Looking at the political landscape for the 2008 race, Richardson said it is crucial that he do well in Nevada’s second-in-the-nation caucuses on Jan. 19 if he’s to have a shot at winning the nomination.

“It’s critically important I show strength in my own region,” he said. “It doesn’t mean I have to win, but I have to be a major player here.”

Dressed in blue jeans, a dark-blue T-shirt and tennis shoes, Richardson shook hands and chatted with residents in both English and Spanish at the Sparks Hometown Farmers Market just east of Reno. He planned a stop Friday in rural Elko 300 miles to the east — a longtime Republican stronghold — after opening his northern Nevada campaign headquarters in Reno.

“I share the same Western values,” he said while on the way to the market, where he told potential voters he likes to hunt, listen to country music and watch boxing.

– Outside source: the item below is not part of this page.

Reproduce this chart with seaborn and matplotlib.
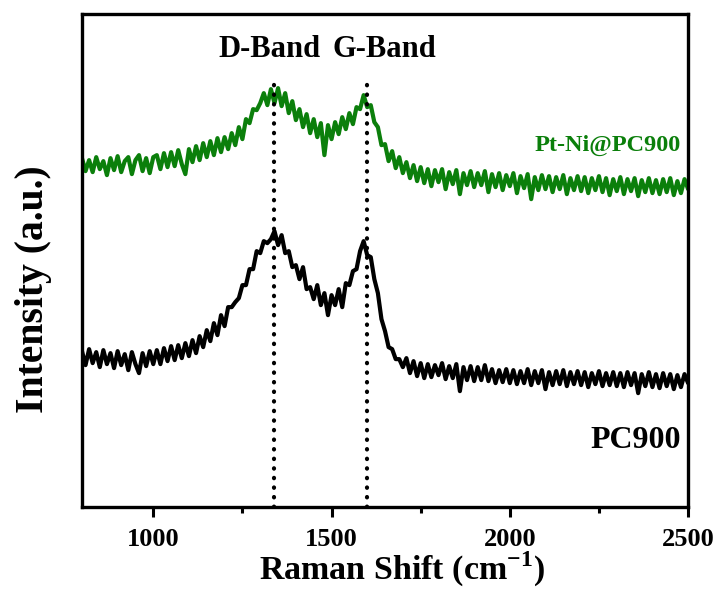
import numpy as np
import pandas as pd
import matplotlib
matplotlib.use('Agg')
import matplotlib.pyplot as plt
import seaborn as sns
from matplotlib.ticker import MultipleLocator, NullLocator

# Raman shift grid (cm-1), one reading every 10 cm-1
shift = np.arange(800, 2510, 10)

# Pt-Ni@PC900 (green), arbitrary units
ptni = [349, 336, 347, 335, 350, 338, 346, 332, 349, 337, 351, 335, 346, 350, 333, 347, 352, 336, 349, 334, 350,
        352, 338, 354, 340, 355, 341, 357, 343, 333, 358,
        345, 361, 347, 364, 350, 366, 352, 369, 355, 370,
        358, 374, 362, 380, 368, 388, 384, 398, 397, 404,
        414, 402, 418, 404, 419, 401, 414, 394, 406, 387,
        398, 380, 393, 374, 388, 370, 384, 352, 382, 368,
        385, 373, 390, 378, 394, 383, 400, 398, 412, 400,
        402, 385, 380, 362, 363, 346, 356, 339, 350, 334,
        345, 329, 342, 326, 340, 324, 338, 321, 337, 325,
        338, 318, 335, 323, 337, 313, 334, 322, 336, 320,
        334, 322, 336, 315, 333, 320, 334, 317, 332, 321,
        334, 314, 331, 319, 333, 308, 330, 317, 332, 318,
        331, 315, 330, 318, 332, 313, 329, 317, 331, 316,
        330, 314, 329, 317, 331, 315, 329, 312, 328, 316,
        330, 313, 328, 316, 329, 311, 327, 315, 329, 314,
        327, 313, 328, 315, 329, 312, 326, 314, 328, 318]

# PC900 (black)
pc = [156, 142, 158, 144, 155, 140, 157, 143, 154, 139, 156, 142, 153, 137, 155, 143, 134, 154, 141, 156, 143,
      157, 143, 159, 146, 161, 147, 162, 149, 164, 151,
      167, 154, 171, 160, 177, 166, 184, 172, 192, 181,
      200, 200, 205, 209, 222, 222, 238, 238, 256, 254,
      266, 264, 268, 276, 262, 272, 254, 256, 240, 242,
      228, 240, 218, 220, 208, 222, 202, 214, 192, 212,
      202, 218, 200, 224, 222, 236, 238, 256, 266, 252,
      250, 228, 214, 188, 176, 160, 158, 148, 148, 140,
      149, 134, 146, 131, 144, 129, 143, 130, 142, 132,
      144, 128, 141, 129, 143, 116, 140, 127, 141, 126,
      140, 127, 142, 126, 138, 124, 137, 125, 138, 124,
      137, 123, 136, 124, 138, 122, 136, 124, 137, 118,
      135, 122, 136, 123, 137, 121, 135, 123, 136, 122,
      135, 120, 134, 123, 136, 121, 134, 122, 135, 121,
      134, 120, 135, 122, 134, 114, 133, 121, 135, 120,
      133, 119, 134, 121, 133, 118, 132, 120, 133, 124]

bands = [1340, 1600]
band_names = ['D-Band', 'G-Band']

df = pd.DataFrame({'shift': np.concatenate([shift, shift]),
                   'intensity': ptni + pc,
                   'sample': ['Pt-Ni@PC900'] * len(shift) + ['PC900'] * len(shift)})

sns.set_style('ticks', {'text.color': 'black', 'axes.edgecolor': 'black',
                        'axes.labelcolor': 'black', 'xtick.color': 'black'})
plt.rcParams['font.family'] = ['Liberation Serif', 'DejaVu Serif']
plt.rcParams['font.weight'] = 'bold'
plt.rcParams['mathtext.fontset'] = 'custom'
plt.rcParams['mathtext.rm'] = 'Liberation Serif:bold'
plt.rcParams['mathtext.bf'] = 'Liberation Serif:bold'

fig = plt.figure(figsize=(7.19, 5.89), dpi=100)
ax = fig.add_axes([0.114, 0.139, 0.843, 0.837])

green = '#0b7f0b'
sns.lineplot(data=df, x='shift', y='intensity', hue='sample',
             palette={'Pt-Ni@PC900': green, 'PC900': 'black'},
             linewidth=3.0, legend=False, ax=ax)

for b in bands:
    ax.plot([b, b], [0, 429], color='black', lw=3.0,
            linestyle=(0, (0.1, 2.2)), dash_capstyle='round')

ax.text(1325, 458, band_names[0], ha='center', va='center', fontsize=22, fontweight='bold')
ax.text(1647, 458, band_names[1], ha='center', va='center', fontsize=22, fontweight='bold')
ax.text(2480, 362, 'Pt-Ni@PC900', ha='right', va='center', fontsize=17.5,
        fontweight='bold', color=green)
ax.text(2480, 67, 'PC900', ha='right', va='center', fontsize=23, fontweight='bold')

ax.set_xlim(800, 2500)
ax.set_ylim(0, 493)
ax.xaxis.set_major_locator(MultipleLocator(500))
ax.xaxis.set_minor_locator(MultipleLocator(250))
ax.yaxis.set_major_locator(NullLocator())
ax.tick_params(axis='x', which='major', direction='out', length=7, width=2.2,
               labelsize=19, pad=8)
ax.tick_params(axis='x', which='minor', direction='out', length=4.5, width=2.2)
for lab in ax.get_xticklabels():
    lab.set_fontweight('bold')
for sp in ax.spines.values():
    sp.set_linewidth(2.4)
    sp.set_visible(True)

ax.set_xlabel('Raman Shift (cm$^{-1}$)', fontsize=24.5, fontweight='bold')
ax.xaxis.set_label_coords(0.528, -0.086)
ax.set_ylabel('Intensity (a.u.)', fontsize=28.5, fontweight='bold')
ax.yaxis.set_label_coords(-0.05, 0.442)

fig.savefig('out.png', dpi=100)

“I’ve dealt with issues that are important to Nevada,” he said, citing renewable energy, water, agriculture and nuclear waste.

On the war in Iraq, Richardson said the amendment his chief rival, Sen. Hillary Rodham Clinton, is pushing to de-authorize the war is something he’s advocated since January.

Richardson said he’s been steadfast in his opinion that all U.S. troops — including “residual troops” — should be pulled out by the end of the year.

“The Iraqi war policy is collapsing and our troops are at risk. They have become targets,” he said.

Richardson said he favors a diplomatic initiative aimed at producing reconciliation talks among the three groups in Iraq toward a “partition of Iraq and a coalition government” with an all-Muslim peacekeeping force.